▸ Listed records:
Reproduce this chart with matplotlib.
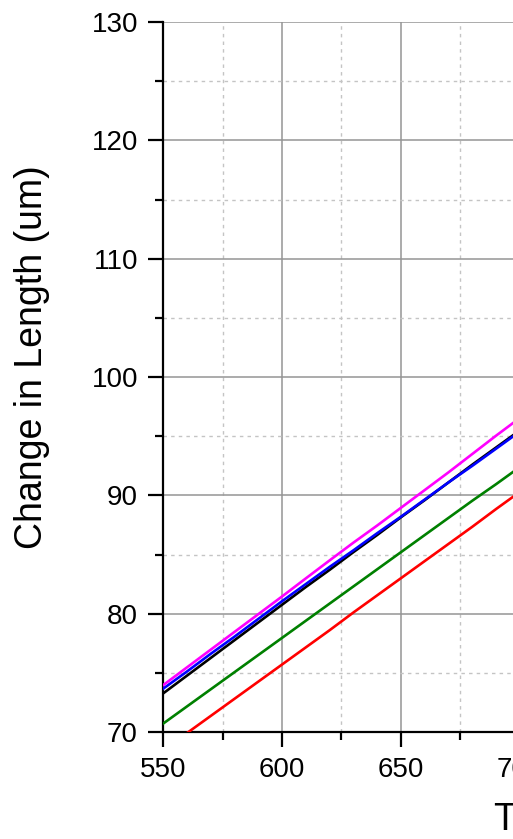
import matplotlib
matplotlib.use("Agg")
import matplotlib.pyplot as plt
import matplotlib.ticker as mticker

plt.rcParams["font.family"] = ["Liberation Sans", "DejaVu Sans"]

# Data (temperature vs change in length)
temps = [550, 560, 570, 580, 590, 600, 610, 620, 630, 640,
         650, 660, 670, 680, 690, 700, 710]
magenta_vals = [73.95, 75.45, 76.95, 78.45, 79.95, 81.45, 82.98, 84.5, 86.0, 87.45,
                88.95, 90.45, 91.95, 93.5, 95.05, 96.55, 98.05]
blue_vals = [73.65, 75.1, 76.6, 78.05, 79.55, 81.05, 82.5, 83.95, 85.35, 86.8,
             88.2, 89.65, 91.1, 92.5, 93.95, 95.4, 96.85]
black_vals = [73.25, 74.75, 76.25, 77.75, 79.25, 80.75, 82.25, 83.7, 85.2, 86.65,
              88.15, 89.6, 91.1, 92.6, 94.05, 95.5, 97.0]
green_vals = [70.7, 72.15, 73.6, 75.05, 76.5, 77.95, 79.4, 80.85, 82.3, 83.75,
              85.2, 86.65, 88.1, 89.55, 90.95, 92.4, 93.85]
red_vals = [68.45, 69.9, 71.35, 72.8, 74.25, 75.7, 77.15, 78.6, 80.1, 81.55,
            83.0, 84.45, 85.9, 87.35, 88.85, 90.3, 91.75]

W, H = 513, 839
fig = plt.figure(figsize=(W / 100, H / 100), dpi=100)

# axes extend past the right edge of the figure (reference is cropped)
x0, x1 = 550, 750
px_per_unit = 119 / 50
ax_w = (x1 - x0) * px_per_unit
ax = fig.add_axes([163 / W, (H - 732) / H, ax_w / W, 710 / H])

series = [
    (red_vals, "#ff0000"),
    (green_vals, "#008000"),
    (black_vals, "#000000"),
    (blue_vals, "#0000ff"),
    (magenta_vals, "#ff00ff"),
]
for vals, color in series:
    ax.plot(temps, vals, color=color, linewidth=1.9, zorder=3)

ax.set_xlim(x0, x1)
ax.set_ylim(70, 130)
ax.xaxis.set_major_locator(mticker.MultipleLocator(50))
ax.xaxis.set_minor_locator(mticker.MultipleLocator(25))
ax.yaxis.set_major_locator(mticker.MultipleLocator(10))
ax.yaxis.set_minor_locator(mticker.MultipleLocator(5))

ax.grid(True, which="major", color="#959595", linewidth=1.1, linestyle="-", zorder=0)
ax.grid(True, which="minor", color="#c4c4c4", linewidth=1.0,
        linestyle=(0, (2.5, 3)), zorder=0)
ax.set_axisbelow(True)
ax.get_ygridlines()[-1].set_visible(False)

ax.spines["top"].set_visible(False)
for side in ["left", "bottom", "right"]:
    ax.spines[side].set_linewidth(1.6)

ax.tick_params(which="major", direction="out", length=11, width=1.6,
               labelsize=20, pad=7)
ax.tick_params(which="minor", direction="out", length=5.5, width=1.6)

ax.set_ylabel("Change in Length (um)", fontsize=27)
ax.yaxis.set_label_coords((50 - 163) / ax_w, 0.5275)

ax.set_xlabel("Temperature (°C)", fontsize=27, ha="left", va="top")
ax.xaxis.set_label_coords((494 - 163) / ax_w, -70 / 710)

fig.savefig("out.png", dpi=100)
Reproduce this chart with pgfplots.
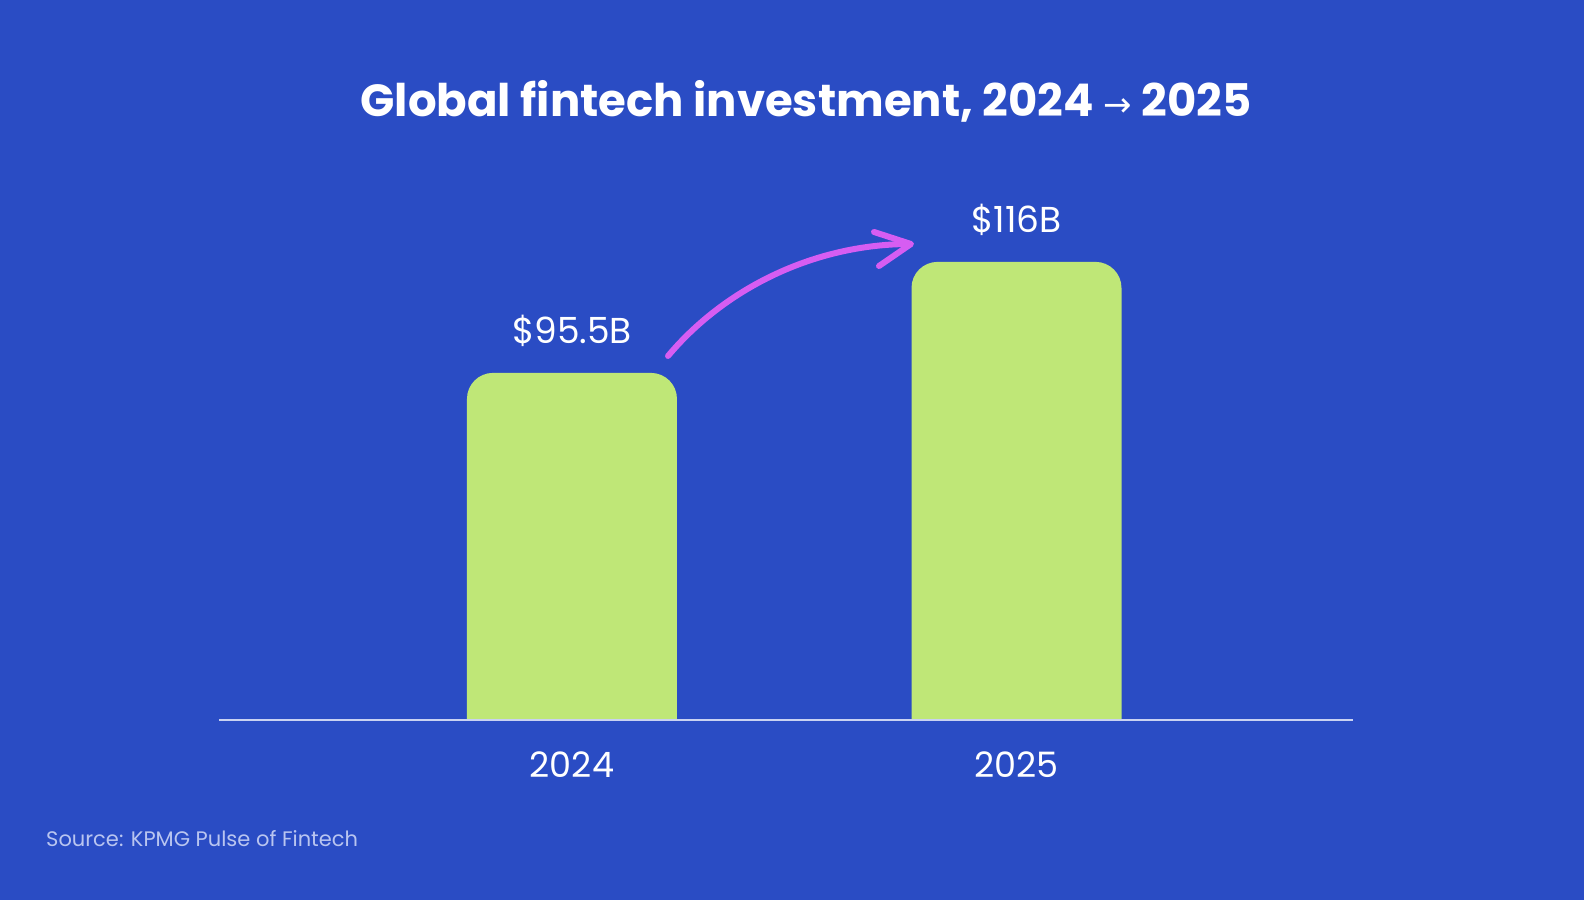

▸ Stated task:
Return the full material word for word. Do not include the pictures.

▸ Solution to the exercise:
Reproduce this chart with matplotlib.
import matplotlib
matplotlib.use("Agg")
import matplotlib.pyplot as plt
import matplotlib.ticker as mticker

plt.rcParams["font.family"] = ["Liberation Sans", "DejaVu Sans"]

# Data (temperature vs change in length)
temps = [550, 560, 570, 580, 590, 600, 610, 620, 630, 640,
         650, 660, 670, 680, 690, 700, 710]
magenta_vals = [73.95, 75.45, 76.95, 78.45, 79.95, 81.45, 82.98, 84.5, 86.0, 87.45,
                88.95, 90.45, 91.95, 93.5, 95.05, 96.55, 98.05]
blue_vals = [73.65, 75.1, 76.6, 78.05, 79.55, 81.05, 82.5, 83.95, 85.35, 86.8,
             88.2, 89.65, 91.1, 92.5, 93.95, 95.4, 96.85]
black_vals = [73.25, 74.75, 76.25, 77.75, 79.25, 80.75, 82.25, 83.7, 85.2, 86.65,
              88.15, 89.6, 91.1, 92.6, 94.05, 95.5, 97.0]
green_vals = [70.7, 72.15, 73.6, 75.05, 76.5, 77.95, 79.4, 80.85, 82.3, 83.75,
              85.2, 86.65, 88.1, 89.55, 90.95, 92.4, 93.85]
red_vals = [68.45, 69.9, 71.35, 72.8, 74.25, 75.7, 77.15, 78.6, 80.1, 81.55,
            83.0, 84.45, 85.9, 87.35, 88.85, 90.3, 91.75]

W, H = 513, 839
fig = plt.figure(figsize=(W / 100, H / 100), dpi=100)

# axes extend past the right edge of the figure (reference is cropped)
x0, x1 = 550, 750
px_per_unit = 119 / 50
ax_w = (x1 - x0) * px_per_unit
ax = fig.add_axes([163 / W, (H - 732) / H, ax_w / W, 710 / H])

series = [
    (red_vals, "#ff0000"),
    (green_vals, "#008000"),
    (black_vals, "#000000"),
    (blue_vals, "#0000ff"),
    (magenta_vals, "#ff00ff"),
]
for vals, color in series:
    ax.plot(temps, vals, color=color, linewidth=1.9, zorder=3)

ax.set_xlim(x0, x1)
ax.set_ylim(70, 130)
ax.xaxis.set_major_locator(mticker.MultipleLocator(50))
ax.xaxis.set_minor_locator(mticker.MultipleLocator(25))
ax.yaxis.set_major_locator(mticker.MultipleLocator(10))
ax.yaxis.set_minor_locator(mticker.MultipleLocator(5))

ax.grid(True, which="major", color="#959595", linewidth=1.1, linestyle="-", zorder=0)
ax.grid(True, which="minor", color="#c4c4c4", linewidth=1.0,
        linestyle=(0, (2.5, 3)), zorder=0)
ax.set_axisbelow(True)
ax.get_ygridlines()[-1].set_visible(False)

ax.spines["top"].set_visible(False)
for side in ["left", "bottom", "right"]:
    ax.spines[side].set_linewidth(1.6)

ax.tick_params(which="major", direction="out", length=11, width=1.6,
               labelsize=20, pad=7)
ax.tick_params(which="minor", direction="out", length=5.5, width=1.6)

ax.set_ylabel("Change in Length (um)", fontsize=27)
ax.yaxis.set_label_coords((50 - 163) / ax_w, 0.5275)

ax.set_xlabel("Temperature (°C)", fontsize=27, ha="left", va="top")
ax.xaxis.set_label_coords((494 - 163) / ax_w, -70 / 710)

fig.savefig("out.png", dpi=100)
Reproduce this chart with pgfplots.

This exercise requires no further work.